DNR NEWS—A statewide catch-and-release season for sturgeon is among several rule changes proposed by the Minnesota DNR. Now, there are only a few waters in the state where anglers can legally fish for sturgeon. New rules would also affect those who fish for trout and bass, among other species. The DNR is accepting comments on the proposed rules. Rulemaking documents are available at http://www.mndnr.gov/input/rules/fisheries/statewide.html. The proposed changes include but are not limited to:
GAME FISH REGULATIONS
New statewide catch-and-release seasons for bass and sturgeon
Close the taking of flathead catfish during the winter.
TROUT LAKE REGULATIONS
Open trout lakes in Becker, Beltrami, Cass, Crow Wing and Hubbard counties to winter trout fishing.
Little Andrus [Snowshoe Lake] in Cass County; Allen and Pleasant lakes in Crow Wing County; and Bad Medicine Lake in Becker County will remain closed to winter fishing.
Require a barb on arrows used for bowfishing.
Open Spring Lake in Itasca County to whitefish netting.
Restrictions placed on where nets can be placed for smelting on Grindstone Lake.
For border waters, changes simplify, provide additional opportunities, make rules consistent with Minnesota inland regulations,ormake consistent with bordering government regulations, as well as clarify the no-culling rule.

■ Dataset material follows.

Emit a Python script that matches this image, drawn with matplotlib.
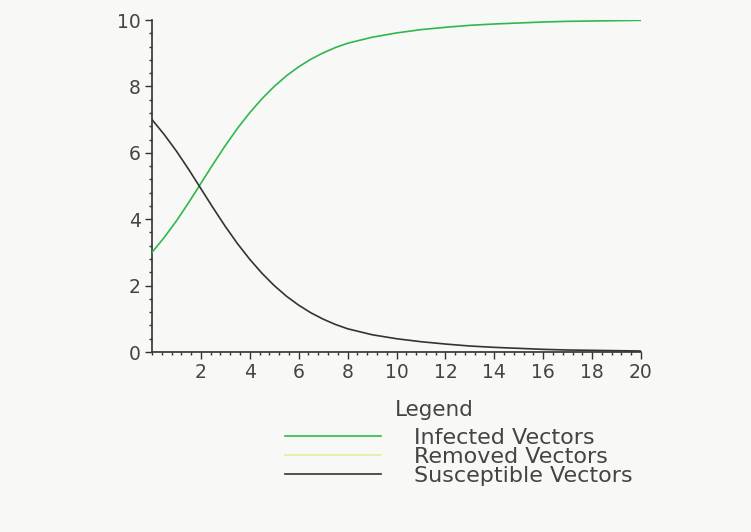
import numpy as np
import matplotlib.pyplot as plt
from matplotlib.lines import Line2D
from matplotlib.ticker import MultipleLocator

# values
t = [0, 0.5, 1, 1.5, 2, 2.5, 3, 3.5, 4, 4.5, 5, 5.5, 6, 6.5, 7, 7.5, 8, 9, 10,
     11, 12, 13, 14, 15, 16, 17, 18, 19, 20]
infected = [3.0, 3.45, 3.95, 4.5, 5.08, 5.66, 6.22, 6.74, 7.21, 7.63, 8.0, 8.32, 8.59,
            8.82, 9.01, 9.17, 9.3, 9.48, 9.61, 9.71, 9.78, 9.84, 9.88, 9.91, 9.94,
            9.96, 9.97, 9.98, 9.99]
susceptible = [7.0, 6.55, 6.05, 5.5, 4.92, 4.34, 3.78, 3.26, 2.79, 2.37, 2.0, 1.68, 1.41,
               1.18, 0.99, 0.83, 0.7, 0.52, 0.4, 0.31, 0.24, 0.18, 0.14, 0.11, 0.08,
               0.06, 0.05, 0.04, 0.03]
removed = [0.0] * len(t)

labels = ["Infected Vectors", "Removed Vectors", "Susceptible Vectors"]
colors = ["#2eb84e", "#e4eea0", "#333333"]

bg = "#f8f8f6"
txt = "#444444"

fig = plt.figure(figsize=(7.51, 5.32), dpi=100, facecolor=bg)
ax = fig.add_axes([152 / 751, 1 - 352 / 532, 489 / 751, 332 / 532], facecolor=bg)

ax.plot(t, removed, color=colors[1], lw=1.2, zorder=1)
ax.plot(t, infected, color=colors[0], lw=1.2, zorder=3)
ax.plot(t, susceptible, color=colors[2], lw=1.2, zorder=3)

ax.set_xlim(0, 20)
ax.set_ylim(0, 10)
ax.spines["top"].set_visible(False)
ax.spines["right"].set_visible(False)
for s in ["left", "bottom"]:
    ax.spines[s].set_color("#333333")
    ax.spines[s].set_linewidth(1.2)

ax.set_xticks([2, 4, 6, 8, 10, 12, 14, 16, 18, 20])
ax.set_yticks([0, 2, 4, 6, 8, 10])
ax.xaxis.set_minor_locator(MultipleLocator(0.4))
ax.yaxis.set_minor_locator(MultipleLocator(0.4))
ax.tick_params(which="major", direction="out", length=5, width=1, color="#333333",
               labelsize=13.5, labelcolor=txt, pad=3)
ax.tick_params(which="minor", direction="out", length=2.5, width=1, color="#333333")

# legend below the plot
fig.text(395 / 751, 1 - 410 / 532, "Legend", fontsize=15.5, color=txt,
         ha="left", va="center")
handles = [Line2D([], [], color=c, lw=1.2) for c in colors]
fig.legend(handles, labels, loc="upper left", bbox_to_anchor=(285 / 751, 1 - 428 / 532),
           frameon=False, fontsize=16, labelcolor=txt, handlelength=4.3,
           handletextpad=1.5, labelspacing=-0.05, borderpad=0, borderaxespad=0)

fig.savefig("out.png", dpi=100, facecolor=bg)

FAWNS BORN IN MAY—LEAVE THEM ALONE
Newborn fawns may appear abandoned and fragile but their best chance for survival comes when people leave them alone, especialy in spring according to the Minnesota DNR. Deer rear their offspring differently than humans. Most fawns are born in May and within hours of birth the fawn is led to a secluded spot so it can nurse. With a full stamack, the fawn is content to lie down and rest. If the doe has twins, it will hide the second fawn up to 200 feet away. Then the doe leaves to feed and rest herself, out of sight but withn earshot. In four or five hours, the doe will return to feed the fawns and take them to a new hiding place. Deer foolw this pattern for two to three weeks, and only then, when fawns are strong enough to outrun predators- do the young travel much with their mother.
Deer have evolved a number of special adaptations that make this approach to fawn rearing successful. Fawns have almost no odor so predators are less likely to smell them. Their white spotted coats provide camouflage when they are lying on the forest floor. For the first week of life, frightened fawns instinctively freeze, making full use of their protective coloration. Older fawns remain motionless until they think they have been discovered, and then jump and bound away. A deer’s primary protection from predators is its great speed. Newborn fawns are not fast enough to outdistance predators so they must depend on their ability to hide for protection. Although these adaptations work well against predators, they don’t work very well with people. For the first few weeks, a fawn’s curiosity may entice it to approach a person who comes upon it.
What’s the right way to handle an encounter with a fawn? Never try to catch it. If it’s hiding, admire it for moment and then quietly walk away. If the fawn tries to follow, gently push on its shoulders until it lies down and then walk away.